Segundo Barros, no início, não foi nada fácil manter em funcionamento essa vertente do curso. Sem professores no Estado, a UFMG teve de convidar docentes do Centro Tecnológico Aeronáutico (CTA), a que o Instituto Tecnológico de Aeronáutica (ITA) está ligado, e da Embraer para lecionarem as disciplinas específicas. “Fizemos convênio com uma companhia aérea e trazíamos os professores de São Paulo todas as semanas, para as aulas”, lembra Bastos.

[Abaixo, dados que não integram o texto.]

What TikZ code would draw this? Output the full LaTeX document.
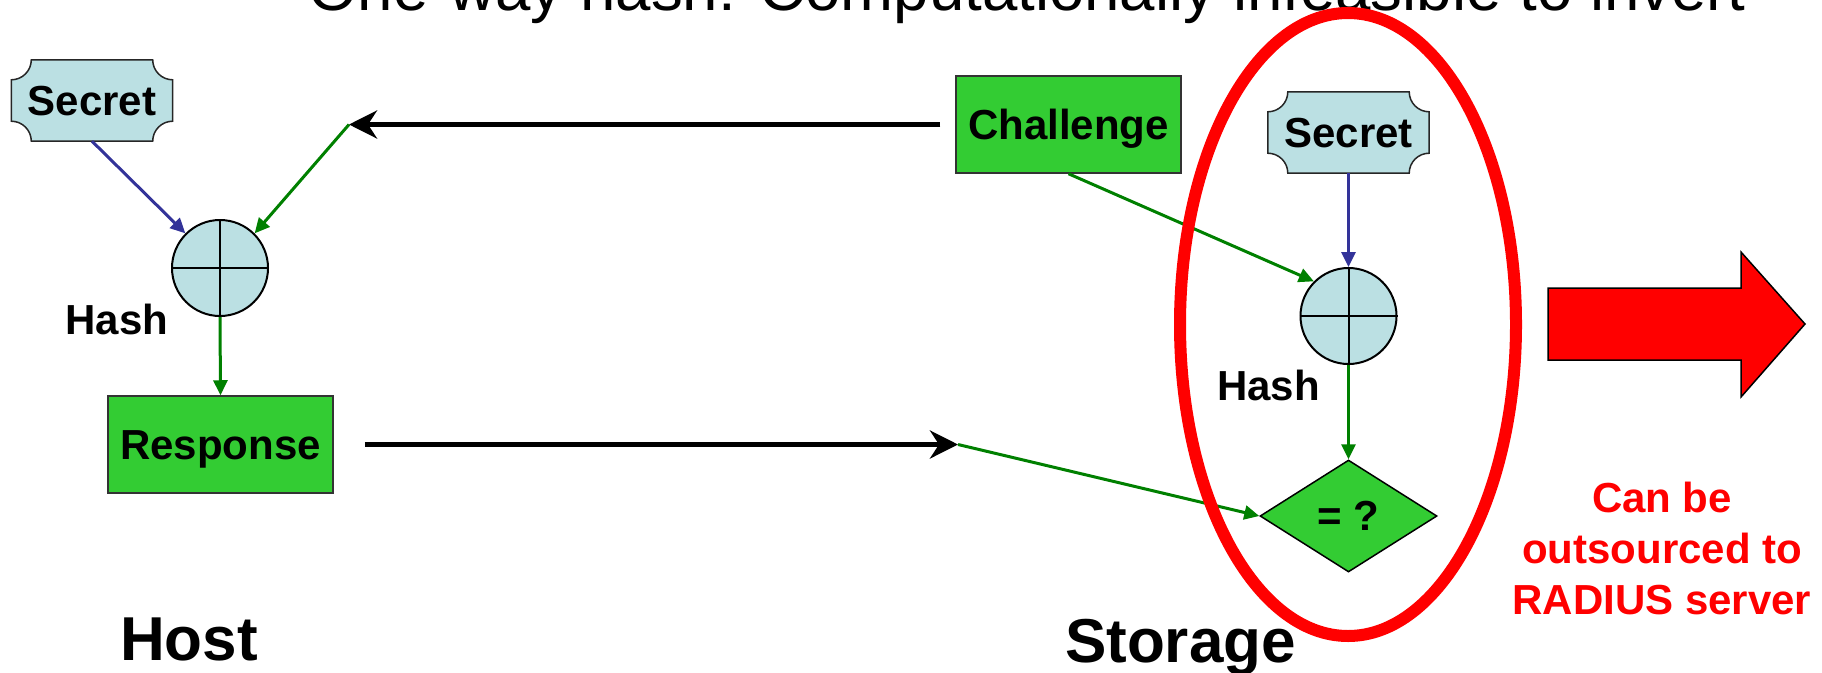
\documentclass[tikz,border=0pt]{standalone}
\usepackage{fontspec}
\setmainfont{Liberation Sans}
\usetikzlibrary{arrows.meta,shapes.geometric,backgrounds}
\definecolor{boxgreen}{HTML}{33CC33}
\definecolor{secblue}{HTML}{BBE0E3}
\definecolor{lineblue}{HTML}{333399}
\definecolor{linegreen}{HTML}{008000}
\definecolor{alarm}{HTML}{FF0000}
\tikzset{
 lbl/.style={font=\bfseries\fontsize{42}{51}\selectfont},
 biglbl/.style={font=\bfseries\fontsize{62}{70}\selectfont},
 greenbox/.style={lbl, draw=black!80, line width=1.5pt, fill=boxgreen, minimum width=225pt, minimum height=97pt, inner sep=0pt, text height=30pt, text depth=0pt},
 secretnode/.style={lbl, minimum width=161pt, minimum height=81pt, inner sep=0pt, text height=30pt, text depth=0pt},
 plaque/.style={draw=black!85, line width=1.5pt, fill=secblue},
 hashnode/.style={circle, draw=black, line width=2pt, fill=secblue, minimum size=96pt, inner sep=0pt},
 crossline/.style={draw=black, line width=2pt},
 cmpnode/.style={diamond, draw=black, line width=1.5pt, fill=boxgreen, minimum width=177pt, minimum height=112pt, inner sep=0pt, aspect=1.58, lbl},
 bluearrow/.style={draw=lineblue, line width=3pt, -{Triangle[length=15pt,width=14pt]}},
 greenarrow/.style={draw=linegreen, line width=3pt, -{Triangle[length=15pt,width=14pt]}},
 msgarrow/.style={draw=black, line width=5pt, -{Stealth[length=28pt,width=28pt,inset=9pt]}},
 ring/.style={draw=alarm, line width=12pt},
 bigarrow/.style={draw=black, line width=1.5pt, fill=alarm},
}
\newcommand\plaqueshape[1]{%
\path[plaque] ([xshift=20pt]#1.north west) -- ([xshift=-20pt]#1.north east)
  arc[start angle=180,end angle=90,radius=20]
  -- ([yshift=20pt]#1.south east)
  arc[start angle=270,end angle=180,radius=20]
  -- ([xshift=20pt]#1.south west)
  arc[start angle=360,end angle=270,radius=20]
  -- ([yshift=-20pt]#1.north west)
  arc[start angle=90,end angle=0,radius=20]
  -- cycle;}
\begin{document}
\begin{tikzpicture}[x=1pt,y=-1pt]
\useasboundingbox (0,0) rectangle (1822,672);
\clip (0,0) rectangle (1822,672);

\node[anchor=base west, inner sep=0pt, font=\fontsize{63.6}{70}\selectfont] (title) at (308,10) {One-way hash: Computationally infeasible to invert};

% nodes
\node[secretnode] (sec1) at (92,100.5) {Secret};
\node[hashnode] (h1) at (220,268) {};
\node[greenbox] (resp) at (220.5,444.5) {Response};
\node[greenbox] (chal) at (1068.5,124.5) {Challenge};
\node[secretnode] (sec2) at (1348.5,132.5) {Secret};
\node[hashnode] (h2) at (1348.5,316) {};
\node[cmpnode] (cmp) at (1348.5,516) {= ?};

\begin{scope}[on background layer]
\plaqueshape{sec1}
\plaqueshape{sec2}
\end{scope}

\draw[crossline] (h1.north) -- (h1.south) (h1.west) -- (h1.east);
\draw[crossline] (h2.north) -- (h2.south) (h2.west) -- (h2.east);

\coordinate (p1) at (349,124.5);
\coordinate (p2) at (958,444.5);

% connectors
\draw[msgarrow, shorten <=15pt] (chal.west) -- (p1);
\draw[msgarrow, shorten <=31pt] (resp.east) -- (p2);
\draw[bluearrow] (sec1.south) -- (h1.north west);
\draw[greenarrow] (p1) -- (h1.north east);
\draw[greenarrow] (h1.south) -- (resp.north);
\draw[bluearrow] (sec2.south) -- (h2.north);
\draw[greenarrow] (chal.south) -- (h2.north west);
\draw[greenarrow] (h2.south) -- (cmp.north);
\draw[greenarrow] (p2) -- (cmp.west);

% ellipse and big arrow
\draw[ring] (1348,324.5) ellipse [x radius=168, y radius=311.5];
\draw[bigarrow] (1548,288) -- (1741,288) -- (1741,252) -- (1805,324) -- (1741,397) -- (1741,360) -- (1548,360) -- cycle;

% labels
\node[lbl, anchor=base, inner sep=0pt] (hash1) at (117,334) {Hash};
\node[lbl, anchor=base, inner sep=0pt] (hash2) at (1268.5,400) {Hash};
\node[biglbl, anchor=base, inner sep=0pt] (host) at (189,660) {Host};
\node[biglbl, anchor=base, inner sep=0pt] (storage) at (1180.5,662) {Storage};
\node[lbl, text=alarm, align=center, inner sep=0pt] (note) at (1662,548) {Can be\\outsourced to\\RADIUS server};
\end{tikzpicture}
\end{document}
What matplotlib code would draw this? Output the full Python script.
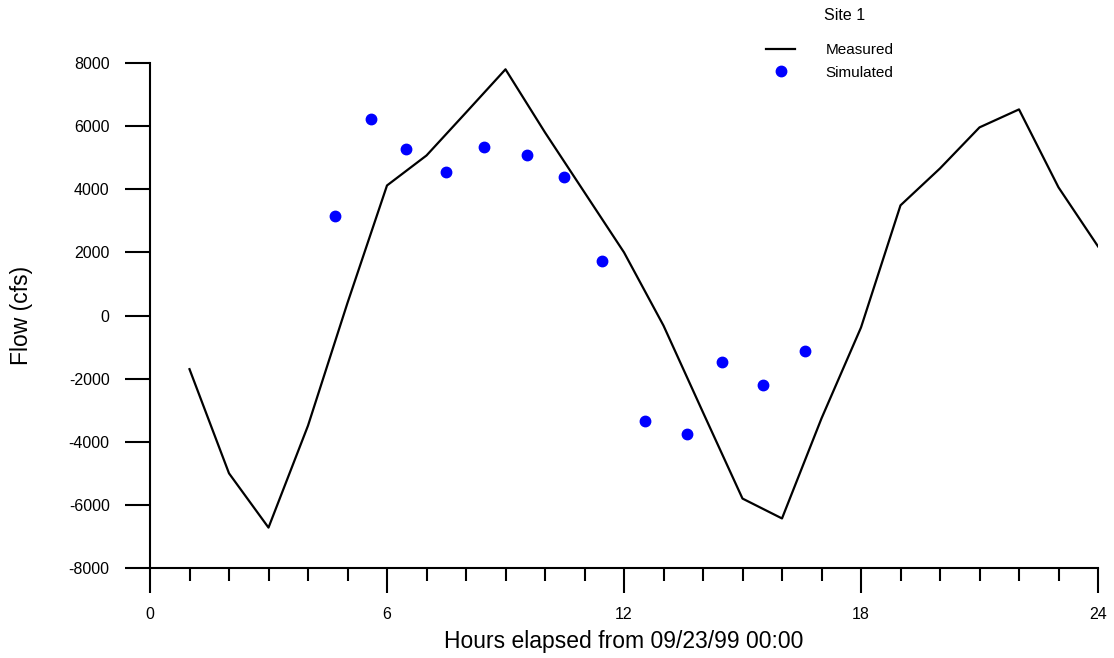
import matplotlib
matplotlib.use("Agg")
import matplotlib.pyplot as plt
from matplotlib.ticker import MultipleLocator

plt.rcParams["font.family"] = ["Liberation Sans", "DejaVu Sans"]
plt.rcParams["axes.unicode_minus"] = False

# measured flow, hourly
meas_hours = [1, 2, 3, 4, 5, 6, 7, 8, 9, 10, 11, 12,
              13, 14, 15, 16, 17, 18, 19, 20, 21, 22, 23, 24]
meas_flow = [-1700, -5000, -6720, -3490, 400, 4120, 5070, 6430, 7800, 5800, 3900, 2000,
             -320, -3070, -5800, -6430, -3260, -380, 3490, 4660, 5960, 6530, 4060, 2190]

# simulated flow
sim_hours = [4.68, 5.6, 6.48, 7.49, 8.46, 9.54, 10.48, 11.44, 12.53, 13.59, 14.48, 15.52, 16.58]
sim_flow = [3140, 6240, 5290, 4560, 5350, 5070, 4400, 1740, -3330, -3770, -1460, -2190, -1110]

fig = plt.figure(figsize=(11.14, 6.58), dpi=100)
ax = fig.add_axes([150 / 1114, 90 / 658, 948 / 1114, 505 / 658])

ax.plot(meas_hours, meas_flow, color="black", linewidth=1.6, label="Measured")
ax.plot(sim_hours, sim_flow, linestyle="none", marker="o", markersize=7.5,
        color="#0000ff", markeredgecolor="#0000ff", label="Simulated")

ax.set_xlim(0, 24)
ax.set_ylim(-8000, 8000)
ax.xaxis.set_major_locator(MultipleLocator(6))
ax.xaxis.set_minor_locator(MultipleLocator(1))
ax.yaxis.set_major_locator(MultipleLocator(2000))

for s in ("top", "right"):
    ax.spines[s].set_visible(False)
for s in ("left", "bottom"):
    ax.spines[s].set_linewidth(1.5)
ax.tick_params(axis="both", which="major", direction="out", length=18, width=1.5,
               labelsize=11.5)
ax.tick_params(axis="x", which="minor", direction="out", length=9, width=1.5)
ax.tick_params(axis="y", which="major", pad=11)
ax.tick_params(axis="x", which="major", pad=10)

ax.set_xlabel("Hours elapsed from 09/23/99 00:00", fontsize=16.5, labelpad=6)
ax.set_ylabel("Flow (cfs)", fontsize=16.5, labelpad=26)

fig.text(845 / 1114, 1 - 15 / 658, "Site 1", fontsize=11.5, ha="center", va="center")
fig.legend(loc="upper left", bbox_to_anchor=(760 / 1114, 1 - 37 / 658),
           frameon=False, fontsize=11, handlelength=1.9, handletextpad=2.0,
           labelspacing=0.55, borderaxespad=0)

fig.savefig("out.png", dpi=100)
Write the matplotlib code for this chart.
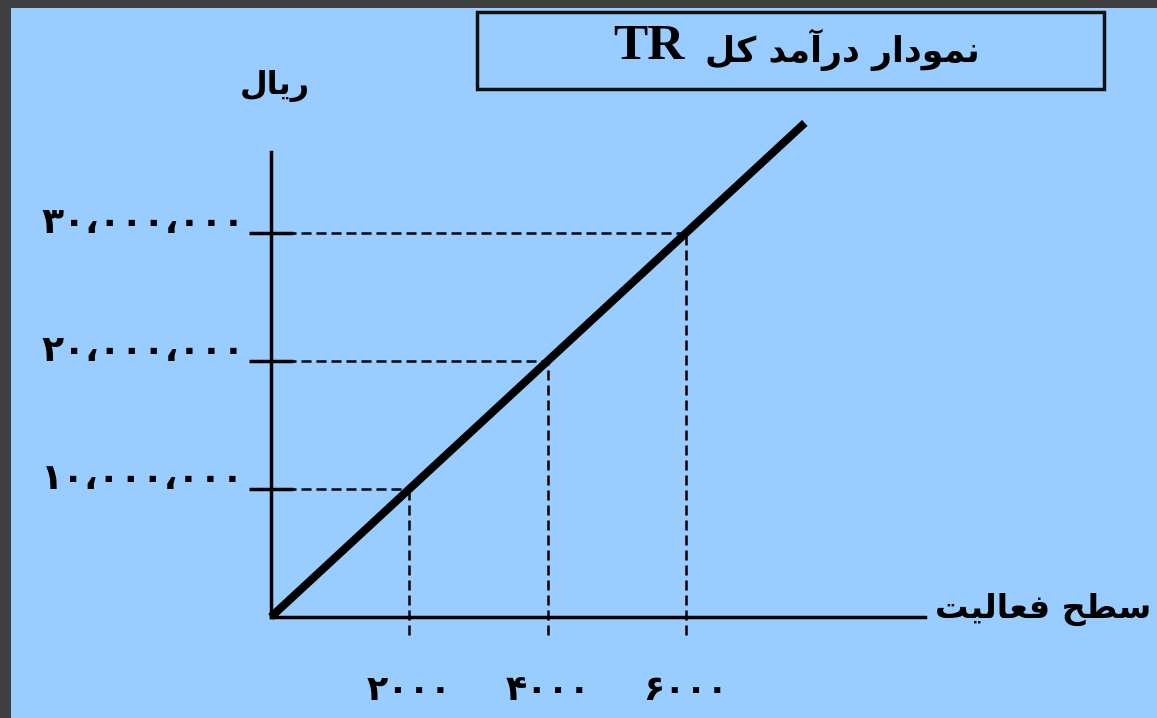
import matplotlib
matplotlib.use("Agg")
import matplotlib.pyplot as plt
from matplotlib.patches import Rectangle

# data
quantity = [2000, 4000, 6000]
revenue = [10000000, 20000000, 30000000]
line_q = [0, 7720]
line_tr = [0, 38600000]
x_labels = ["۲۰۰۰", "۴۰۰۰", "۶۰۰۰"]
y_labels = ["۱۰،۰۰۰،۰۰۰", "۲۰،۰۰۰،۰۰۰", "۳۰،۰۰۰،۰۰۰"]
title_fa = "نمودار درآمد کل"
title_en = "TR"
x_title = "سطح فعالیت"
y_title = "ریال"

# arabic presentation forms: isolated, final, initial, medial
FORMS = {
    "ا": (0xFE8D, 0xFE8E), "آ": (0xFE81, 0xFE82),
    "د": (0xFEA9, 0xFEAA), "ر": (0xFEAD, 0xFEAE), "و": (0xFEED, 0xFEEE),
    "ن": (0xFEE5, 0xFEE6, 0xFEE7, 0xFEE8), "م": (0xFEE1, 0xFEE2, 0xFEE3, 0xFEE4),
    "ل": (0xFEDD, 0xFEDE, 0xFEDF, 0xFEE0), "ک": (0xFB8E, 0xFB8F, 0xFB90, 0xFB91),
    "ی": (0xFBFC, 0xFBFD, 0xFEF3, 0xFEF4), "س": (0xFEB1, 0xFEB2, 0xFEB3, 0xFEB4),
    "ط": (0xFEC1, 0xFEC2, 0xFEC3, 0xFEC4), "ح": (0xFEA1, 0xFEA2, 0xFEA3, 0xFEA4),
    "ف": (0xFED1, 0xFED2, 0xFED3, 0xFED4), "ع": (0xFEC9, 0xFECA, 0xFECB, 0xFECC),
    "ت": (0xFE95, 0xFE96, 0xFE97, 0xFE98),
}


def shape(text):
    # no shaping/bidi in matplotlib, so do it by hand and reverse
    out = []
    for i, ch in enumerate(text):
        if ch not in FORMS:
            out.append(ch)
            continue
        prev = text[i - 1] if i > 0 else ""
        nxt = text[i + 1] if i + 1 < len(text) else ""
        j_prev = prev in FORMS and len(FORMS[prev]) == 4
        j_next = len(FORMS[ch]) == 4 and nxt in FORMS
        if j_prev and j_next:
            k = 3
        elif j_prev:
            k = 1
        elif j_next:
            k = 2
        else:
            k = 0
        out.append(chr(FORMS[ch][k]))
    return "".join(out)[::-1]


W, H = 1157, 718


def fx(px):
    return px / W


def fy(py):
    return 1 - py / H


fig = plt.figure(figsize=(W / 100, H / 100), dpi=100, facecolor="#404042")
fig.add_artist(Rectangle((fx(11), 0), 1 - fx(11), fy(8), transform=fig.transFigure,
                         facecolor="#99ccff", edgecolor="none", zorder=0))

ax = fig.add_axes([fx(271), fy(617), fx(925) - fx(271), fy(152) - fy(617)])
ax.patch.set_alpha(0)
ax.set_xlim(0, 9458)
ax.set_ylim(0, 36330000)
for s in ["top", "right"]:
    ax.spines[s].set_visible(False)
for s in ["left", "bottom"]:
    ax.spines[s].set_linewidth(2.5)
    ax.spines[s].set_color("black")

ax.plot(line_q, line_tr, color="black", lw=5.8, solid_capstyle="butt", clip_on=False, zorder=5)

dash = (0, (4, 2))
for q, r in zip(quantity, revenue):
    ax.plot([0, q], [r, r], color="black", lw=1.8, linestyle=dash, zorder=3)
    ax.plot([q, q], [-1400000, r], color="black", lw=1.8, linestyle=dash, clip_on=False, zorder=3)

ax.set_yticks(revenue, labels=y_labels, family="DejaVu Sans", weight="bold", size=26)
ax.tick_params(axis="y", direction="inout", length=32, width=2.5, color="black", pad=3)
for t in ax.get_yticklabels():
    t.set_va("baseline")
ax.set_xticks(quantity, labels=x_labels, family="DejaVu Sans", weight="bold", size=25)
ax.tick_params(axis="x", length=0, pad=40)

fig.text(fx(275), fy(86), shape(y_title), ha="center", va="center",
         family="DejaVu Sans", weight="bold", fontsize=23)
fig.text(fx(1043), fy(609), shape(x_title), ha="center", va="center",
         family="DejaVu Sans", weight="bold", fontsize=24)

fig.add_artist(Rectangle((fx(477), fy(89)), fx(1104) - fx(477), fy(12) - fy(89),
                         transform=fig.transFigure, facecolor="none",
                         edgecolor="#111111", lw=2.5))
fig.text(fx(649), fy(47), title_en, ha="center", va="center",
         family="Liberation Serif", weight="bold", fontsize=37)
fig.text(fx(842), fy(50), shape(title_fa), ha="center", va="center",
         family="DejaVu Sans", weight="bold", fontsize=25)

fig.savefig("out.png", dpi=100, facecolor=fig.get_facecolor())
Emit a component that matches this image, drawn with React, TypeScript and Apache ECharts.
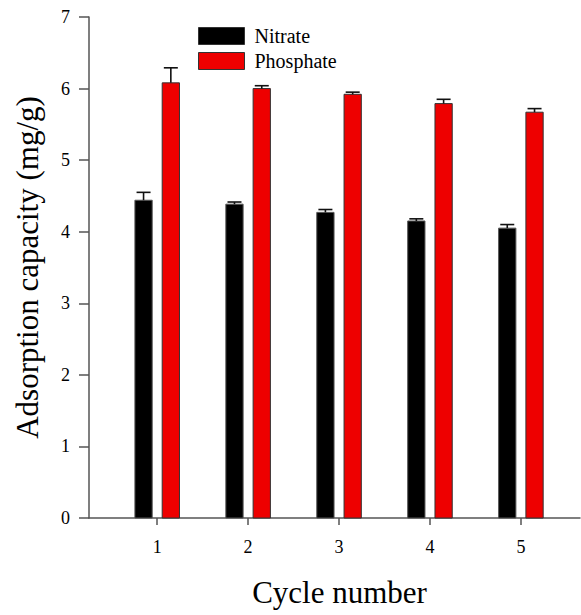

“Com o tempo, nós mesmos acabamos formando nossos profissionais e, hoje, temos um corpo de professores excelente”, assinala Barros, responsável pela maioria dos projetos de aeronaves desenvolvidos no CEA. “Os alunos participam de tudo. Aqui, eles têm o que nenhuma outra Escola oferece – a prática da fabricação”, afirma.

Filhotes O trabalho do Centro de Estudos Aeronáuticos (CEA) também possibilitou a formação de equipes vitoriosas em competições de aeromodelismo realizadas no Brasil e no exterior. O resultado mais expressivo foi alcançado no ano passado, quando a equipe da UFMG, batizada com o nome de Uai Sô Fly, venceu a SAE Aerodesign East, realizada em Marietta, nos Estados Unidos. Sob a coordenação do professor Carlos Alberto Cimini, a UFMG superou equipes de universidades da Europa e Américas.

No Brasil, as disputas da SAE - entidade norte-americana especializada na produção de padrões e conhecimentos sobre os setores automotivo e aeroespacial – são realizadas em São José dos Campos (SP), onde os aeromodelistas da UFMG são presença quase certa no pódium.

As competições da SAE estimulam equipes de estudantes a projetar e construir aeronaves em escala reduzida. Esses protótipos devem ser capazes de superar sucessivas baterias de testes demonstrando capacidade de vôo controlado, para cargas úteis sempre crescentes, até as condições-limite do projeto.